2015

Sign of The Times

Issue date: 1 September 2015, Product withdrawal date: 31 March 2016

Neon signs are intensely coloured electric signs lighted by long, luminous gas-discharge tubes that contain rarefied neon or other gases. Neon tubes were first demonstrated in 1910 by Georges Claude at the Paris Motor Show, and were reportedly first used to advertise a barber’s shop. Neon signage and advertising subsequently became popular throughout the world. Today we are conscious of the heritage value of our historic neon signs.

The Skipping Girl, known as Little Audrey, possibly the country’s best known neon sign, was built by Neon Electric Signs and erected in 1936 in Victoria Street, Abbotsford, Victoria, as an animated advertisement for Skipping Girl Vinegar.

After World War II, Queensland’s Gold Coast became a popular destination for Australians. The Pink Poodle, built in 1967 on the corner of Fern Street and the Gold Coast Highway, Surfers Paradise, was a popular honeymoon motel. The motel was demolished in 2004 but the famous sign was saved, and now stands in Fern Street near its original location.

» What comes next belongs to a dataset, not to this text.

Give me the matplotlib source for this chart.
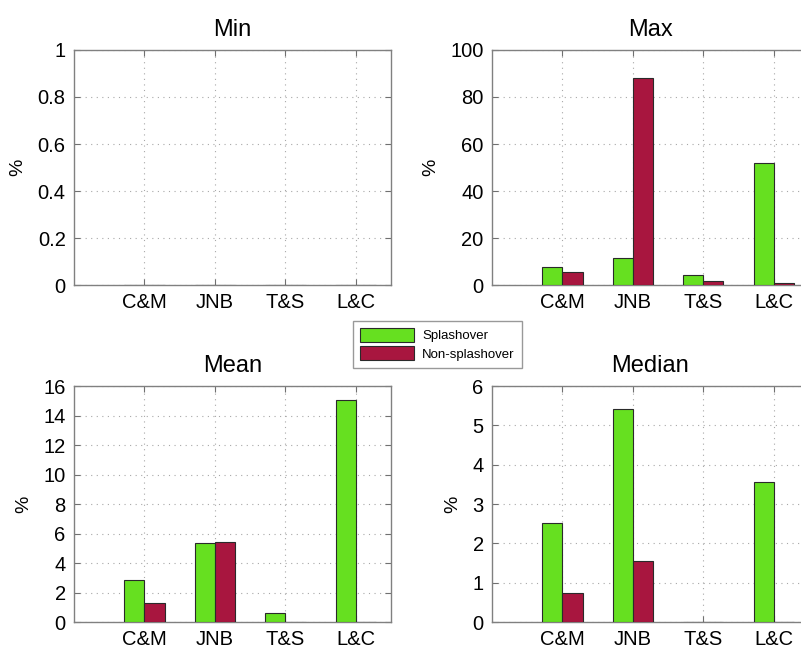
import matplotlib.pyplot as plt
import numpy as np

plt.rcParams['font.family'] = ['Liberation Sans', 'DejaVu Sans']

sites = ['C&M', 'JNB', 'T&S', 'L&C']
series_names = ['Splashover', 'Non-splashover']

min_splash = [0, 0, 0, 0]
min_non = [0, 0, 0, 0]

max_splash = [7.8, 11.6, 4.1, 51.8]
max_non = [5.7, 88.2, 1.8, 1.0]

mean_splash = [2.87, 5.39, 0.61, 15.06]
mean_non = [1.29, 5.44, 0.02, 0.02]

median_splash = [2.51, 5.41, 0.0, 3.55]
median_non = [0.74, 1.54, 0.0, 0.0]

green = '#66e020'
red = '#a8163f'
edge = '#2a2a2a'

panels = [
    ('Min', min_splash, min_non, (0, 1), np.arange(0, 1.01, 0.2), [0.0924, 0.5622, 0.3958, 0.361]),
    ('Max', max_splash, max_non, (0, 100), np.arange(0, 101, 20), [0.6142, 0.5622, 0.3958, 0.361]),
    ('Mean', mean_splash, mean_non, (0, 16), np.arange(0, 17, 2), [0.0924, 0.0445, 0.3958, 0.3625]),
    ('Median', median_splash, median_non, (0, 6), np.arange(0, 7, 1), [0.6142, 0.0445, 0.3958, 0.3625]),
]

fig = plt.figure(figsize=(8.01, 6.51), dpi=100)

x = np.arange(1, len(sites) + 1)
w = 0.286

handles = None
for title, s_vals, n_vals, ylim, yticks, pos in panels:
    ax = fig.add_axes(pos)
    b1 = ax.bar(x - w / 2, s_vals, w, color=green, edgecolor=edge, linewidth=0.8, zorder=3)
    b2 = ax.bar(x + w / 2, n_vals, w, color=red, edgecolor=edge, linewidth=0.8, zorder=3)
    handles = [b1, b2]
    ax.set_xlim(0, 4.5)
    ax.set_ylim(*ylim)
    ax.set_xticks(x)
    ax.set_xticklabels(sites)
    ax.set_yticks(yticks)
    if title == 'Min':
        ax.set_yticklabels(['0', '0.2', '0.4', '0.6', '0.8', '1'])
    ax.grid(True, linestyle=(0, (1, 4)), color='#a8a8a8', linewidth=0.8, zorder=0)
    ax.tick_params(direction='in', length=4, labelsize=14.5, color='#707070', pad=6,
                   top=True, right=True)
    for sp in ax.spines.values():
        sp.set_color('#808080')
        sp.set_linewidth(1.0)
    ax.set_title(title, fontsize=17, pad=10)
    ax.set_ylabel('%', fontsize=14, labelpad=8)

leg = fig.legend(handles, series_names, loc='upper left',
                 bbox_to_anchor=(353 / 801, 1 - 321 / 651), borderaxespad=0,
                 fontsize=9.5, frameon=True, fancybox=False, edgecolor='#808080',
                 handlelength=4.1, handleheight=1.2, borderpad=0.55,
                 labelspacing=0.3, handletextpad=0.6)
leg.get_frame().set_linewidth(1.0)

fig.savefig('out.png', dpi=100)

The jaunty Dandy Pig neon sign was first erected in the 1950s on the Princes Highway, Dandenong, Victoria, for the Gippsland Co-operative Bacon Curing Company. After closure of the factory in 1983, the much loved pig languished in storage before being restored and re-erected in 1993. The Dandy Pig was acknowledged by Greater Dandenong Council in 2013 for the sign’s social, cultural and historical significance to the community.